Of course we’re doing all sorts of things to address the collapse of the institutional church—we’re reaching out more and more, letting the outcasts of the wider community know that God loves them, no exceptions, and that we will meet them where they are, and do all that we can to help them EXPERIENCE that unconditional love with every interaction. We’ve fully engaged in the Genesee Regional Initiative, offering a way to make the sacraments available in the smaller churches of our region, knowing that to close those churches won’t mean more people for us on a Sunday, it will mean losing more people from the Episcopal Church as a whole.
Now, all this decline is depressing for sure, but it is also an opportunity, an opportunity to be the hands and feet of Jesus in different ways. More like how the early church became “the church.”
We’re doing it right here—even though the weather outside is frightful we were ready to be outside this morning---bringing our celebration of Holy Eucharist—our weekly gathering to praise God and share God’s love with one another—- out into public view. The early church had to do this because people were very afraid of what was going on in these home churches, behind closed doors, so the early home churches flung open their doors and windows to let the whole world know that what they were doing was open and available to all. That’s what we are doing here—letting folks know we are not a secret club!
We have our blessing box and our Thrift Store where, like the early disciples Lydia, Phoebe and Dorcas, we make sure the hungry are fed and the naked are clothed. We don’t preach to those who use the Blessing Box, we welcome them. We don’t ridicule the Thrift Store customers for being poor, we welcome them, and when they don’t have enough money to purchase something, we give them a gift certificate or one of us throws in the extra money because it isn’t about making money, it’s about serving others.
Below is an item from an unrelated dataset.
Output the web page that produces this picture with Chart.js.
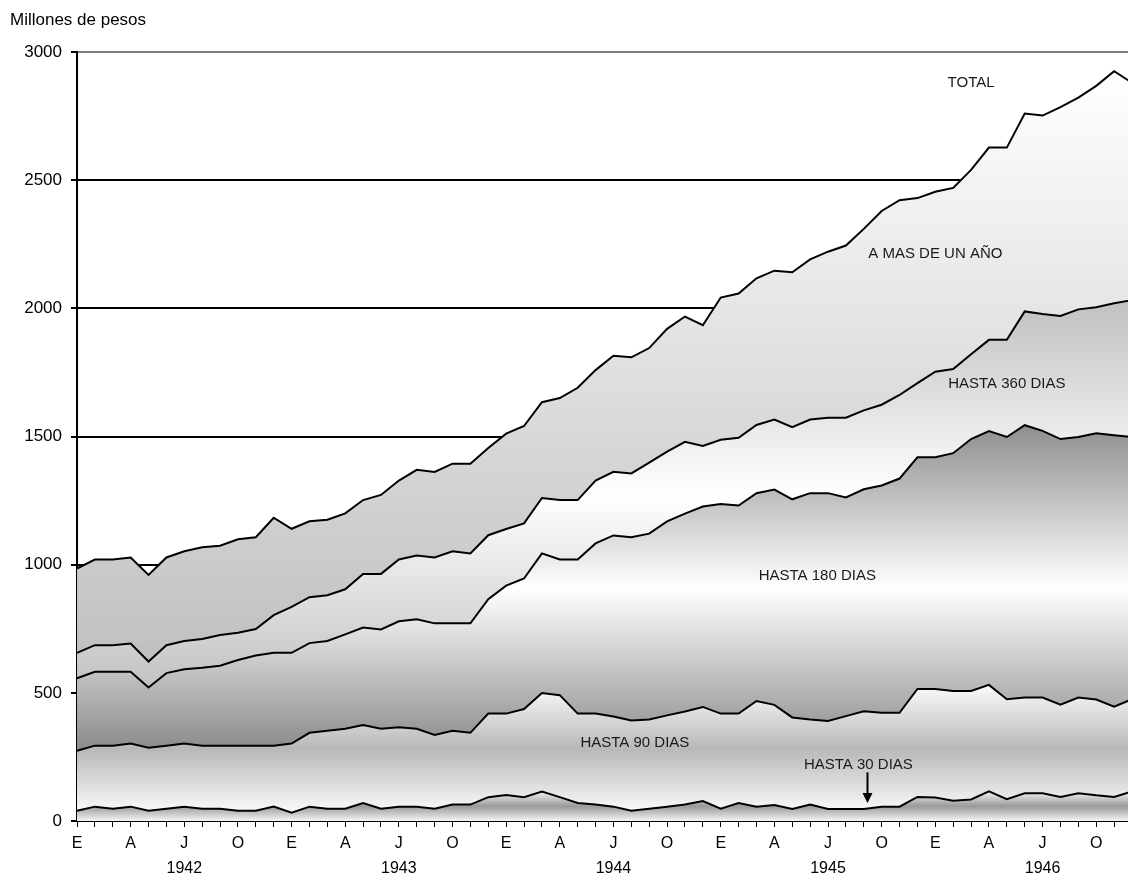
<!DOCTYPE html>
<html>
<head>
<meta charset="utf-8">
<script src="https://cdn.jsdelivr.net/npm/chart.js@4.4.0/dist/chart.umd.min.js"></script>
<style>
  html, body { margin: 0; padding: 0; background: #fff; overflow: hidden; }
  #wrap { width: 1136px; height: 877px; }
</style>
</head>
<body>
<div id="wrap"><canvas id="myChart"></canvas></div>
<script>
var years = ['1942', '1943', '1944', '1945', '1946']
var monthLetters = ['E', 'F', 'M', 'A', 'M', 'J', 'J', 'A', 'S', 'O', 'N', 'D']

// saldos acumulados por plazo (millones de pesos), cada serie incluye las de menor plazo
var hasta30 = [40, 56, 48, 56, 40, 48, 56, 48, 48, 40, 40, 56,
    32, 56, 48, 48, 70, 48, 56, 56, 48, 64, 64, 93,
    101, 93, 115, 93, 70, 64, 56, 40, 48, 56, 64, 78,
    48, 70, 56, 62, 47, 64, 47, 47, 47, 56, 56, 94,
    92, 79, 84, 116, 85, 108, 108, 94, 108, 100, 94, 115]
var hasta90 = [274, 294, 294, 302, 286, 294, 302, 294, 294, 294, 294, 294,
    302, 344, 352, 360, 374, 360, 366, 360, 336, 352, 344, 419,
    419, 437, 499, 491, 419, 419, 408, 392, 396, 412, 427, 445,
    419, 419, 468, 453, 404, 396, 390, 409, 428, 422, 422, 515,
    515, 507, 507, 531, 475, 482, 482, 454, 482, 474, 446, 475]
var hasta180 = [557, 582, 582, 582, 521, 577, 592, 598, 606, 628, 646, 656,
    656, 694, 702, 728, 755, 747, 779, 787, 771, 771, 771, 865,
    918, 946, 1044, 1020, 1020, 1083, 1114, 1107, 1121, 1169, 1199, 1227,
    1237, 1231, 1279, 1293, 1255, 1279, 1279, 1262, 1294, 1309, 1336, 1419,
    1419, 1435, 1490, 1521, 1498, 1544, 1522, 1490, 1498, 1513, 1505, 1498]
var hasta360 = [656, 686, 686, 692, 622, 686, 702, 710, 726, 734, 749, 803,
    835, 873, 881, 904, 964, 964, 1020, 1036, 1028, 1052, 1044, 1115,
    1139, 1161, 1260, 1252, 1252, 1328, 1362, 1356, 1398, 1441, 1479, 1463,
    1487, 1495, 1545, 1566, 1536, 1566, 1573, 1573, 1602, 1624, 1662, 1708,
    1753, 1763, 1821, 1877, 1877, 1988, 1978, 1970, 1996, 2004, 2020, 2032]
var total = [985, 1020, 1020, 1028, 960, 1028, 1052, 1068, 1074, 1099, 1107, 1183,
    1140, 1169, 1175, 1200, 1252, 1272, 1328, 1370, 1362, 1394, 1394, 1455,
    1511, 1541, 1634, 1650, 1690, 1759, 1815, 1809, 1845, 1920, 1968, 1934,
    2042, 2058, 2117, 2147, 2141, 2191, 2221, 2245, 2310, 2380, 2422, 2430,
    2455, 2470, 2540, 2627, 2627, 2760, 2752, 2785, 2822, 2868, 2925, 2880]

var labelList = []
years.forEach(function (y) {
    monthLetters.forEach(function (m) { labelList.push(m + ' ' + y) })
})

// textos dentro del grafico: posicion en mes (indice) y valor
var bandLabels = [
    { text: 'TOTAL', index: 50, value: 2880 },
    { text: 'A MAS DE UN AÑO', index: 48, value: 2212 },
    { text: 'HASTA 360 DIAS', index: 52, value: 1705 },
    { text: 'HASTA 180 DIAS', index: 41.4, value: 956 },
    { text: 'HASTA 90 DIAS', index: 31.2, value: 304 },
    { text: 'HASTA 30 DIAS', index: 43.7, value: 218 }
]
var arrow30 = { index: 44.2, from: 190, to: 70 }

// degradado vertical sobre la altura que ocupa cada franja
function bandFill(lower, upper, stops) {
    return function (context) {
        var chart = context.chart
        if (!chart.chartArea) return '#cccccc'
        var y = chart.scales.y
        var lo = lower ? Math.min.apply(null, lower) : 0
        var hi = Math.max.apply(null, upper)
        var g = chart.ctx.createLinearGradient(0, y.getPixelForValue(hi), 0, y.getPixelForValue(lo))
        stops.forEach(function (s) { g.addColorStop(s[0], s[1]) })
        return g
    }
}

function serie(label, data, fill, bg) {
    return {
        label: label,
        data: data,
        fill: fill,
        backgroundColor: bg,
        borderColor: '#000',
        borderWidth: 2,
        pointRadius: 0,
        tension: 0
    }
}

var textos = {
    id: 'textos',
    afterDraw: function (chart) {
        var ctx = chart.ctx
        var x = chart.scales.x
        var y = chart.scales.y
        ctx.save()
        ctx.fillStyle = '#000'
        ctx.font = '17px "Liberation Sans", Arial, sans-serif'
        ctx.textBaseline = 'middle'
        ctx.textAlign = 'left'
        ctx.fillText('Millones de pesos', 10, 20)

        ctx.font = '15px "Liberation Sans", Arial, sans-serif'
        ctx.fillStyle = '#1a1a1a'
        ctx.textAlign = 'center'
        bandLabels.forEach(function (l) {
            ctx.fillText(l.text, x.getPixelForValue(l.index), y.getPixelForValue(l.value))
        })

        // flecha hacia la franja de 30 dias
        var ax = Math.round(x.getPixelForValue(arrow30.index)) + 0.5
        var y0 = y.getPixelForValue(arrow30.from)
        var y1 = y.getPixelForValue(arrow30.to)
        ctx.strokeStyle = '#000'
        ctx.lineWidth = 2
        ctx.beginPath()
        ctx.moveTo(ax, y0)
        ctx.lineTo(ax, y1 - 9)
        ctx.stroke()
        ctx.fillStyle = '#000'
        ctx.beginPath()
        ctx.moveTo(ax - 5, y1 - 10)
        ctx.lineTo(ax + 5, y1 - 10)
        ctx.lineTo(ax, y1)
        ctx.closePath()
        ctx.fill()
        ctx.restore()
    }
}

var fontFamily = '"Liberation Sans", Arial, sans-serif'

new Chart("myChart", {
    type: 'line',
    data: {
        labels: labelList,
        datasets: [
            serie('Hasta 30 dias', hasta30, 'origin',
                bandFill(null, hasta30, [[0, '#f4f4f4'], [0.5, '#9a9a9a'], [1, '#f4f4f4']])),
            serie('Hasta 90 dias', hasta90, '-1',
                bandFill(hasta30, hasta90, [[0, '#fbfbfb'], [0.5, '#b8b8b8'], [1, '#fbfbfb']])),
            serie('Hasta 180 dias', hasta180, '-1',
                bandFill(hasta90, hasta180, [[0, '#8e8e8e'], [0.5, '#ffffff'], [1, '#8a8a8a']])),
            serie('Hasta 360 dias', hasta360, '-1',
                bandFill(hasta180, hasta360, [[0, '#c0c0c0'], [0.5, '#ffffff'], [1, '#c2c2c2']])),
            serie('Total', total, '-1',
                bandFill(hasta360, total, [[0, '#ffffff'], [1, '#c0c0c0']]))
        ]
    },
    options: {
        responsive: true,
        maintainAspectRatio: false,
        animation: false,
        layout: { padding: { top: 52, left: 0, right: 0, bottom: 0 } },
        plugins: {
            legend: { display: false },
            tooltip: { enabled: false }
        },
        scales: {
            x: {
                type: 'category',
                offset: false,
                afterFit: function (axis) { axis.height = 56 },
                grid: { drawOnChartArea: false, drawTicks: true, tickLength: 6, tickColor: '#000', lineWidth: 1 },
                border: { display: true, color: '#000', width: 2 },
                ticks: {
                    autoSkip: false,
                    maxRotation: 0,
                    padding: 4,
                    color: '#000',
                    font: { family: fontFamily, size: 16, lineHeight: 1.55 },
                    callback: function (value, index) {
                        if (index % 3 !== 0) return ''
                        var m = monthLetters[index % 12]
                        if (index % 12 === 6) return [m, years[Math.floor(index / 12)]]
                        return m
                    }
                }
            },
            y: {
                min: 0,
                max: 3000,
                afterFit: function (axis) { axis.width = 77 },
                grid: {
                    color: function (ctx) { return ctx.tick && ctx.tick.value === 3000 ? '#808080' : '#000' },
                    lineWidth: 2,
                    tickLength: 6,
                    tickColor: '#000'
                },
                border: { display: true, color: '#000', width: 2 },
                ticks: {
                    stepSize: 500,
                    padding: 9,
                    color: '#000',
                    font: { family: fontFamily, size: 17 },
                    callback: function (value) { return String(value) }
                }
            }
        }
    },
    plugins: [textos]
});
</script>
</body>
</html>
We did it when a group of us attended the Gay Pride kick-off at Frist Presbyterian Church on June 1. Designed for the youth of Batavia, we engaged in conversation with young people who, by their own report, feel that the Church and God hate them. By eating ice cream with them we showed them we and God love them.
We are engaged with the Balanovych family, selling Halayna’s pierogis for her and raising money through bake sales to aid relief efforts for the Ukrainian people displaced and terrified by the invasion of Russia in their sovereign land.
On Juneteenth Several of you stood by the grave of Addy, who may have been the enslaved servant of a former rector of this very parish, making public amends for the horrors of slavery.
    All of this work is discipleship work, it’s being the hands and feet of Jesus in the world. It is not easy work, it can uncomfortable, painful and scary work. We may be reviled for it, we may anger one another by doing it, we may anger others. But we keep doing the work. Why? Because sharing the good news of Christ behind the closed doors of our building has never been the point and in the current climate in this day and age, it’s not engaging more people into the Way of God as given to us by Jesus. But doing the work of the prophets, being a disciple of Christ? That does. And it will. It is the life-bread of our faith.     So, in a few minutes, when I am honored to feed you with the bread of life, may you be strengthened to feed others in all that you do, wherever you are, however you can do it for as long as you can do it.
Because if we don’t do the work of being Jesus in this world, who will? Amen.